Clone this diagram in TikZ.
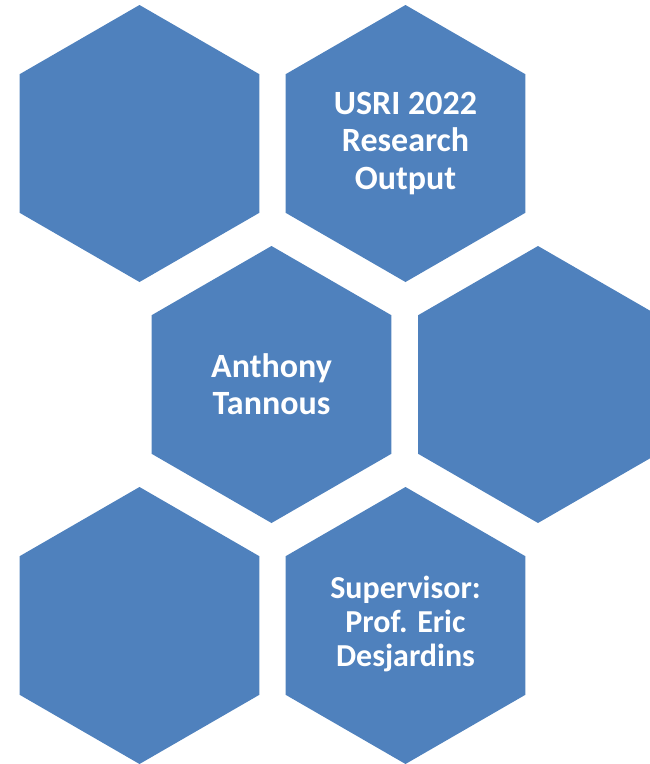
\documentclass[tikz,border=0pt]{standalone}
\usepackage{fontspec}
\setmainfont{Carlito}
\definecolor{hexblue}{HTML}{4F81BD}
\begin{document}
\begin{tikzpicture}[x=1pt,y=-1pt,
  hexfill/.style={fill=hexblue},
  hexlabel/.style={text=white,font=\fontsize{34}{37.5}\selectfont\bfseries,align=center},
  hexlabelsmall/.style={hexlabel,font=\fontsize{32}{34}\selectfont\bfseries}]
\useasboundingbox (0,0) rectangle (650,764);
\clip (0,0) rectangle (650,764);
\def\R{138.5}
\foreach \cx/\cy in {139.5/143.5, 405.5/143.5, 271.5/384.5, 538/384.5, 139.5/625.5, 405.5/625.5}{
  \fill[hexfill] (\cx,\cy) +(90:\R) -- +(150:\R) -- +(210:\R) -- +(270:\R) -- +(330:\R) -- +(30:\R) -- cycle;
}
\node[hexlabel] (usri) at (405.5,143.5) {USRI 2022\\Research\\Output};
\node[hexlabel] (name) at (271.5,384) {Anthony\\Tannous};
\node[hexlabelsmall] (sup) at (405.5,624) {Supervisor:\\Prof. Eric\\Desjardins};
\end{tikzpicture}
\end{document}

++++++++++

Return the listing above in full and without alteration, excluding its pictures.

* THE OUTPUT:
Clone this diagram in TikZ.
\documentclass[tikz,border=0pt]{standalone}
\usepackage{fontspec}
\setmainfont{Carlito}
\definecolor{hexblue}{HTML}{4F81BD}
\begin{document}
\begin{tikzpicture}[x=1pt,y=-1pt,
  hexfill/.style={fill=hexblue},
  hexlabel/.style={text=white,font=\fontsize{34}{37.5}\selectfont\bfseries,align=center},
  hexlabelsmall/.style={hexlabel,font=\fontsize{32}{34}\selectfont\bfseries}]
\useasboundingbox (0,0) rectangle (650,764);
\clip (0,0) rectangle (650,764);
\def\R{138.5}
\foreach \cx/\cy in {139.5/143.5, 405.5/143.5, 271.5/384.5, 538/384.5, 139.5/625.5, 405.5/625.5}{
  \fill[hexfill] (\cx,\cy) +(90:\R) -- +(150:\R) -- +(210:\R) -- +(270:\R) -- +(330:\R) -- +(30:\R) -- cycle;
}
\node[hexlabel] (usri) at (405.5,143.5) {USRI 2022\\Research\\Output};
\node[hexlabel] (name) at (271.5,384) {Anthony\\Tannous};
\node[hexlabelsmall] (sup) at (405.5,624) {Supervisor:\\Prof. Eric\\Desjardins};
\end{tikzpicture}
\end{document}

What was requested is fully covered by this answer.